Do outro, o oposto, uma sobreposição de usos absolutamente dispensáveis a entulhar o ambiente com quiosques, barraquinhas, outdoors, entre outras traquitanas, tornando o ir e vir das pessoas uma caminhada de obstáculos e desvios absolutamente desnecessários. Para completar, envolvidos por elementos de comunicação visuais tão ilegíveis quanto agressivos.


O primeiro, um jeito de fazer cidade representando uma ordem com certo cuidado estético e respeito ao interesse público. O outro, deixando uma desordem arranjada dar primazia a interesses pessoais, espremendo e tencionando a necessidade de por ali se passar em paz.

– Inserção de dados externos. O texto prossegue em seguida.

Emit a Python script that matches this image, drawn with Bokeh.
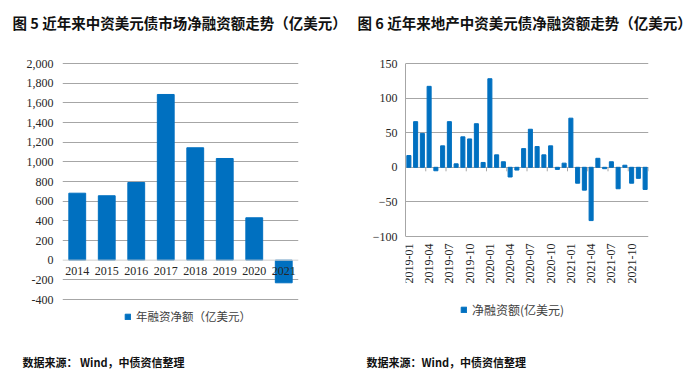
import math
from bokeh.plotting import figure
from bokeh.layouts import row
from bokeh.models import (FactorRange, Range1d, FixedTicker, NumeralTickFormatter,
                          Title, Legend, LegendItem, ColumnDataSource, Span)
from bokeh.core.properties import value
from bokeh.embed import file_html
from bokeh.resources import INLINE

# ---------------- data ----------------
years = ["2014", "2015", "2016", "2017", "2018", "2019", "2020", "2021"]
annual_net = [681, 655, 790, 1685, 1143, 1034, 431, -230]
left_ticks = [-400, -200, 0, 200, 400, 600, 800, 1000, 1200, 1400, 1600, 1800, 2000]

months = [
    "2019-01", "2019-02", "2019-03", "2019-04", "2019-05", "2019-06",
    "2019-07", "2019-08", "2019-09", "2019-10", "2019-11", "2019-12",
    "2020-01", "2020-02", "2020-03", "2020-04", "2020-05", "2020-06",
    "2020-07", "2020-08", "2020-09", "2020-10", "2020-11", "2020-12",
    "2021-01", "2021-02", "2021-03", "2021-04", "2021-05", "2021-06",
    "2021-07", "2021-08", "2021-09", "2021-10", "2021-11", "2021-12",
]
monthly_net = [17, 66, 49, 117, -5, 31, 66, 5, 44, 41, 63, 7,
               128, 18, 8, -14, -4, 27, 55, 30, 18, 31, -3, 6,
               71, -23, -33, -77, 13, -2, 8, -31, 3, -23, -16, -32]
right_ticks = [-100, -50, 0, 50, 100, 150]
label_step = 3

title_left = "图 5 近年来中资美元债市场净融资额走势（亿美元）"
title_right = "图 6 近年来地产中资美元债净融资额走势（亿美元）"
legend_left = "年融资净额（亿美元）"
legend_right = "净融资额(亿美元)"
source_left = "数据来源：  Wind，中债资信整理"
source_right = "数据来源：Wind，中债资信整理"

# ---------------- style / layout ----------------
BLUE = "#0070C0"
GRID = "#a6a6a6"
TXT = "#262626"
SERIF = "Liberation Serif"
CJK = "Noto Sans CJK SC"

FIG_H = 383
FRAME_TOP = 40        # frame extends above the top gridline
FRAME_BOTTOM = 338    # legends live inside the frame
PLOT_TOP = 63         # pixel row of the highest gridline in both charts

# left chart: value axis spans 236 px from -400 to 2000
l_per_px = (left_ticks[-1] - left_ticks[0]) / 236
l_top = left_ticks[-1] + (PLOT_TOP - FRAME_TOP) * l_per_px
l_bottom = left_ticks[-1] - (FRAME_BOTTOM - PLOT_TOP) * l_per_px
# right chart: value axis spans 173 px from -100 to 150
r_per_px = (right_ticks[-1] - right_ticks[0]) / 173
r_top = right_ticks[-1] + (PLOT_TOP - FRAME_TOP) * r_per_px
r_bottom = right_ticks[-1] - (FRAME_BOTTOM - PLOT_TOP) * r_per_px


def style_title(p, text, offset):
    p.title.text = text
    p.title.align = "left"
    p.title.vertical_align = "bottom"
    p.title.offset = offset
    p.title.standoff = 16
    p.title.text_font = CJK
    p.title.text_font_style = "bold"
    p.title.text_font_size = "14.5px"
    p.title.text_color = "#111111"


def add_source(p, text, offset):
    p.add_layout(Title(text=text, align="left", offset=offset, standoff=27,
                       text_font=CJK, text_font_style="bold", text_font_size="11px",
                       text_color="#111111"), "below")


def style_yaxis(p, ticks, standoff):
    p.yaxis.ticker = FixedTicker(ticks=ticks)
    p.yaxis.major_tick_line_color = None
    p.yaxis.minor_tick_line_color = None
    p.yaxis.major_tick_out = 0
    p.yaxis.major_label_standoff = standoff
    p.yaxis.major_label_text_font = SERIF
    p.yaxis.major_label_text_font_size = "12px"
    p.yaxis.major_label_text_color = TXT


def make_legend(p, r, label, loc, size):
    p.add_layout(Legend(items=[LegendItem(label=label, renderers=[r])], location=loc,
                        padding=0, margin=0, border_line_color=None, background_fill_alpha=0,
                        glyph_width=7, glyph_height=7, label_standoff=5, label_height=12,
                        label_text_font=CJK, label_text_font_size=size,
                        label_text_color="#404040"))


# ---------------- left chart ----------------
src1 = ColumnDataSource(dict(x=years, v=annual_net))
p1 = figure(width=350, height=FIG_H, x_range=FactorRange(*years, range_padding=0),
            y_range=Range1d(l_bottom, l_top), x_axis_location=None,
            output_backend="svg", toolbar_location=None, title="",
            min_border_left=62, min_border_right=52,
            min_border_top=FRAME_TOP, min_border_bottom=FIG_H - FRAME_BOTTOM)
p1.outline_line_color = None
style_title(p1, title_left, -50)

grid_ticks_left = [t for t in left_ticks if t != 0]
p1.ygrid.ticker = FixedTicker(ticks=grid_ticks_left)
p1.ygrid.grid_line_color = GRID
p1.xgrid.grid_line_color = None
p1.add_layout(Span(location=0, dimension="width", line_color="#d0d0d0", line_width=1))

r1 = p1.vbar(x="x", top="v", bottom=0, width=0.57, source=src1,
             fill_color=BLUE, line_color=BLUE)
p1.text(x="x", y=0, text="x", source=src1, y_offset=7,
        text_font=value(SERIF), text_font_size="12px", text_color=TXT,
        text_align="center", text_baseline="top")

style_yaxis(p1, left_ticks, 9)
p1.yaxis.formatter = NumeralTickFormatter(format="0,0")
p1.yaxis.axis_line_color = None

make_legend(p1, r1, legend_left, (62, 14), "11.5px")
add_source(p1, source_left, -40)

# ---------------- right chart ----------------
xs = list(range(len(months)))
src2 = ColumnDataSource(dict(x=xs, v=monthly_net))
label_idx = xs[::label_step]
src_lab = ColumnDataSource(dict(x=label_idx, t=[months[i] for i in label_idx]))
bounds = [i - 0.5 for i in range(label_step, len(months) + 1, label_step)]

p2 = figure(width=350, height=FIG_H, x_range=Range1d(-0.5, len(months) - 0.5),
            y_range=Range1d(r_bottom, r_top), x_axis_location=None,
            output_backend="svg", toolbar_location=None, title="",
            min_border_left=55, min_border_right=52,
            min_border_top=FRAME_TOP, min_border_bottom=FIG_H - FRAME_BOTTOM)
p2.outline_line_color = None
style_title(p2, title_right, -48)

p2.ygrid.ticker = FixedTicker(ticks=right_ticks)
p2.ygrid.grid_line_color = GRID
p2.xgrid.grid_line_color = None

r2 = p2.vbar(x="x", top="v", bottom=0, width=0.6, source=src2,
             fill_color=BLUE, line_color=BLUE)
# small tick marks under the zero line between quarters
p2.segment(x0=bounds, y0=[0] * len(bounds), x1=bounds, y1=[-4 * r_per_px] * len(bounds),
           line_color=GRID, line_width=1)
p2.text(x="x", y=right_ticks[0], text="t", source=src_lab, y_offset=7, angle=math.pi / 2,
        text_font=value(SERIF), text_font_size="12px", text_color=TXT,
        text_align="right", text_baseline="middle")

style_yaxis(p2, right_ticks, 8)
p2.yaxis.axis_line_color = GRID
p2.yaxis.bounds = (right_ticks[0], right_ticks[-1])

make_legend(p2, r2, legend_right, (55, 20), "12px")
add_source(p2, source_right, -39)

layout = row(p1, p2)
open("out.html", "w").write(file_html(layout, INLINE))
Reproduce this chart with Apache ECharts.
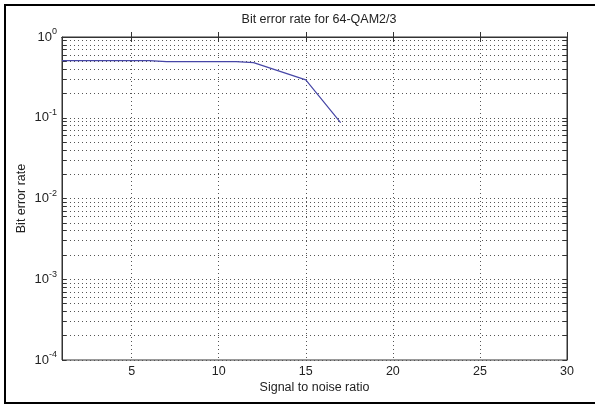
<!DOCTYPE html>
<html>
<head>
<meta charset="utf-8">
<script src="https://cdn.jsdelivr.net/npm/echarts@6/dist/echarts.min.js"></script>
<style>
  html, body { margin: 0; padding: 0; background: #fff; }
  #chart { width: 595px; height: 406px; }
</style>
</head>
<body>
<div id="chart"></div>
<script>
// values (only the visible corners of the curve)
const snr = [1, 6, 7, 11, 12, 15, 17];
const ber = [0.51, 0.51, 0.495, 0.495, 0.481, 0.294, 0.087];
const xTicks = [5, 10, 15, 20, 25, 30];
const decades = [-4, -3, -2, -1, 0];

// matlab style log grid: 1..9 x 10^k, kept as exponents for a plain value axis
let logGrid = [];
decades.forEach(function (d) {
  if (d === 0) { logGrid.push(0); return; }
  for (let m = 1; m <= 9; m++) logGrid.push(d + Math.log10(m));
});

const supLabel = function (v) {
  const e = Math.round(Math.log10(v));
  return "{b|10}{s|" + e + "}";
};

const tickStyle = { color: "#333" };

const chart = echarts.init(document.getElementById("chart"));
chart.setOption({
  animation: false,
  textStyle: { fontFamily: "Liberation Sans, Arial, sans-serif" },
  graphic: [
    {
      type: "rect",
      shape: { x: 5, y: 5, width: 600, height: 398 },
      style: { fill: "none", stroke: "#000", lineWidth: 2 },
    },
  ],
  title: {
    text: "Bit error rate for 64-QAM2/3",
    left: 314,
    top: 8,
    textAlign: "center",
    textStyle: { fontSize: 12.5, fontWeight: "normal", color: "#222" },
  },
  grid: { left: 62, top: 37, right: 28, bottom: 46, show: true, borderColor: "#333", borderWidth: 1 },
  xAxis: [
    {
      type: "value",
      min: 1,
      max: 30,
      position: "bottom",
      name: "Signal to noise ratio",
      nameLocation: "middle",
      nameGap: 21,
      nameMoveOverlap: false,
      nameTextStyle: { fontSize: 12.5, color: "#222" },
      axisLine: { lineStyle: tickStyle },
      axisTick: { inside: true, length: 5, lineStyle: tickStyle, customValues: xTicks },
      axisLabel: { fontSize: 12.5, color: "#222", margin: 5, customValues: xTicks },
      splitLine: { show: true, lineStyle: { color: "#555", type: [1, 3] } },
    },
    {
      type: "value",
      min: 1,
      max: 30,
      position: "top",
      axisLine: { lineStyle: tickStyle },
      axisTick: { inside: true, length: 5, lineStyle: tickStyle, customValues: xTicks },
      axisLabel: { show: false, customValues: xTicks },
      splitLine: { show: false },
    },
  ],
  yAxis: [
    {
      type: "log",
      logBase: 10,
      min: 1e-4,
      max: 1,
      name: "Bit error rate",
      nameLocation: "middle",
      nameGap: 34,
      nameMoveOverlap: false,
      nameTextStyle: { fontSize: 12.5, color: "#222" },
      axisLine: { lineStyle: tickStyle },
      axisTick: { show: false },
      axisLabel: {
        color: "#222",
        margin: 5,
        formatter: supLabel,
        rich: {
          b: { fontSize: 13, color: "#222" },
          s: { fontSize: 9, color: "#222", verticalAlign: "top", padding: [0, 0, 10, 0] },
        },
      },
      splitLine: { show: false },
    },
    {
      // grid and minor ticks in exponent space, left side
      type: "value",
      min: -4,
      max: 0,
      position: "left",
      axisLine: { show: false },
      axisTick: { inside: true, length: 4, lineStyle: tickStyle, customValues: logGrid },
      axisLabel: { show: false, customValues: logGrid },
      splitLine: { show: true, lineStyle: { color: "#555", type: [1, 3] } },
    },
    {
      type: "value",
      min: -4,
      max: 0,
      position: "right",
      axisLine: { show: true, lineStyle: tickStyle },
      axisTick: { inside: true, length: 4, lineStyle: tickStyle, customValues: logGrid },
      axisLabel: { show: false, customValues: logGrid },
      splitLine: { show: false },
    },
  ],
  series: [
    {
      type: "line",
      yAxisIndex: 0,
      data: snr.map(function (x, i) { return [x, ber[i]]; }),
      showSymbol: false,
      lineStyle: { color: "#4646a6", width: 1.2 },
      z: 5,
    },
  ],
});
</script>
</body>
</html>
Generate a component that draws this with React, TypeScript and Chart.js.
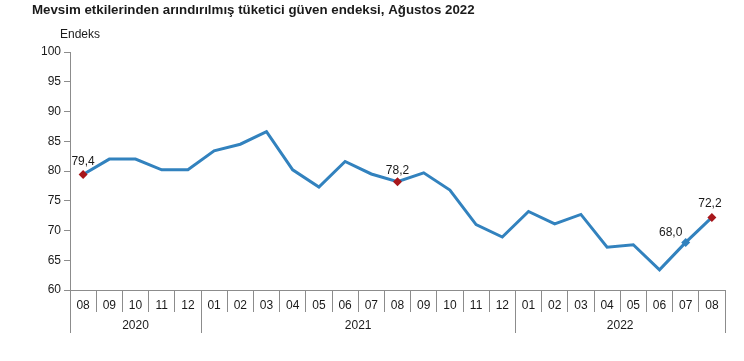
import React, { useEffect, useRef } from "react";
import { Chart, registerables } from "chart.js";

Chart.register(...registerables);

const titleText = "Mevsim etkilerinden arındırılmış tüketici güven endeksi, Ağustos 2022";
const yAxisTitle = "Endeks";
const months = ["08","09","10","11","12","01","02","03","04","05","06","07","08","09","10","11","12","01","02","03","04","05","06","07","08"];
const years = ["2020", "2021", "2022"];
const yearStartIndex = [0, 5, 17];
const values = [79.4, 82.0, 82.0, 80.2, 80.2, 83.4, 84.5, 86.6, 80.2, 77.3, 81.6, 79.5, 78.2, 79.7, 76.8, 71.0, 68.9, 73.2, 71.1, 72.7, 67.2, 67.6, 63.4, 68.0, 72.2];
const labelledIndex = [0, 12, 23, 24];
const labelText = ["79,4", "78,2", "68,0", "72,2"];
const yTicks = { min: 60, max: 100, step: 5 };

const FONT = "'Liberation Sans', Arial, sans-serif";
const LINE = "#3282BE";
const RED = "#A8171B";
const AXIS = "#8c8c8c";
const TEXT = "#1a1a1a";

export default function App() {
  const ref = useRef<HTMLCanvasElement>(null);
  useEffect(() => {
    if (!ref.current) return;
    const n = values.length;
    const pointRadius = values.map((_, i) => (labelledIndex.includes(i) ? 4.5 : 0));
    const pointColor = values.map((_, i) => (i === 23 ? LINE : RED));
    const labelOffsets: Record<number, [number, number]> = { 0: [0, -13], 12: [0, -11], 23: [-15, -10], 24: [-2, -14] };

    const overlay = {
      id: "overlay",
      afterDraw(chart: any) {
        const ctx = chart.ctx;
        const xs = chart.scales.x;
        ctx.save();
        ctx.fillStyle = TEXT;
        ctx.font = `bold 13.3px ${FONT}`;
        ctx.textAlign = "left";
        ctx.textBaseline = "middle";
        ctx.fillText(titleText, 32, 10);
        ctx.font = `12px ${FONT}`;
        ctx.fillText(yAxisTitle, 60, 35);
        const bound = (i: number) => {
          if (i <= 0) return xs.left;
          if (i >= n) return xs.right;
          return (xs.getPixelForValue(i - 1) + xs.getPixelForValue(i)) / 2;
        };
        ctx.strokeStyle = AXIS;
        ctx.lineWidth = 1;
        const seps = [...yearStartIndex, n];
        seps.forEach((i) => {
          const x = Math.round(bound(i)) + 0.5;
          ctx.beginPath();
          ctx.moveTo(x, xs.top);
          ctx.lineTo(x, xs.top + 43);
          ctx.stroke();
        });
        ctx.textAlign = "center";
        ctx.font = `12px ${FONT}`;
        years.forEach((y, k) => {
          const a = bound(yearStartIndex[k]);
          const b = bound(k + 1 < yearStartIndex.length ? yearStartIndex[k + 1] : n);
          ctx.fillText(y, (a + b) / 2, xs.top + 36);
        });
        const meta = chart.getDatasetMeta(0);
        labelledIndex.forEach((idx, k) => {
          const el = meta.data[idx];
          const off = labelOffsets[idx] || [0, -12];
          ctx.fillText(labelText[k], el.x + off[0], el.y + off[1]);
        });
        ctx.restore();
      },
    };

    const chart = new Chart(ref.current, {
      type: "line",
      data: {
        labels: months,
        datasets: [
          {
            data: values,
            borderColor: LINE,
            borderWidth: 3,
            tension: 0,
            pointStyle: "rectRot",
            pointRadius,
            pointBackgroundColor: pointColor,
            pointBorderColor: pointColor,
            pointBorderWidth: 0,
            pointHoverRadius: pointRadius,
          },
        ],
      },
      options: {
        animation: false,
        responsive: false,
        events: [],
        layout: { padding: { left: 0, right: 19, top: 52, bottom: 0 } },
        plugins: { legend: { display: false }, tooltip: { enabled: false }, title: { display: false } },
        scales: {
          x: {
            offset: true,
            grid: { offset: true, drawOnChartArea: false, tickLength: 22, color: AXIS },
            border: { color: AXIS },
            ticks: { color: TEXT, font: { family: FONT, size: 12 }, padding: -14, maxRotation: 0, autoSkip: false },
            afterFit(scale: any) { scale.height = 71; },
          },
          y: {
            min: yTicks.min,
            max: yTicks.max,
            ticks: { stepSize: yTicks.step, color: TEXT, font: { family: FONT, size: 12 }, padding: 3 },
            grid: { drawOnChartArea: false, tickLength: 6, color: AXIS },
            border: { color: AXIS },
            afterFit(scale: any) { scale.width = 70; },
          },
        },
      },
      plugins: [overlay],
    });
    return () => chart.destroy();
  }, []);

  return (
    <div style={{ position: "fixed", left: 0, top: 0, width: 744, height: 361, background: "#fff" }}>
      <canvas ref={ref} width={744} height={361} style={{ width: 744, height: 361 }} />
    </div>
  );
}
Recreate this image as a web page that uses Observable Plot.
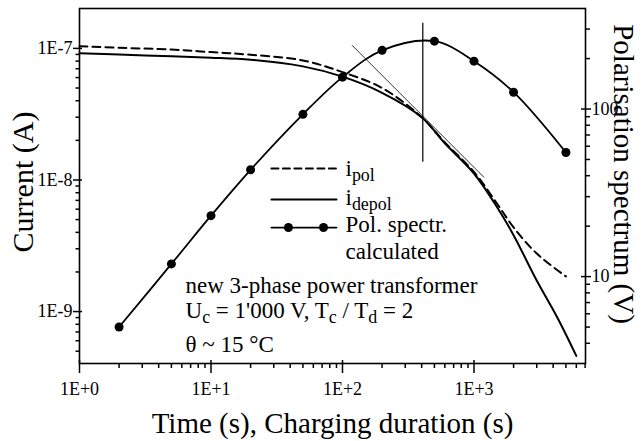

As cidades, naquilo que elas têm de mais relevante que são seus espaços de uso comum e as paisagens que lhes constituem, podem ser de um jeito ou de outro. Escolhas fazem toda a diferença. Mesmo quando elas pareçam fazer parte do mesmo cenário, como no exemplo escolhido para o artigo. As diferenças vão deixando claro, com o passar dos olhos, o lado onde a cidadania pode atravessar com mais tranquilidade e algum encanto, pensando, inclusive que todo o entorno pode melhorar. Do outro, o direito de quem grita mais alto subjugando o andar do presente e tolhindo o olhar para o futuro. Assim como na política, o urbanismo tem lado.

*Vicente Loureiro é arquiteto, urbanista e escritor.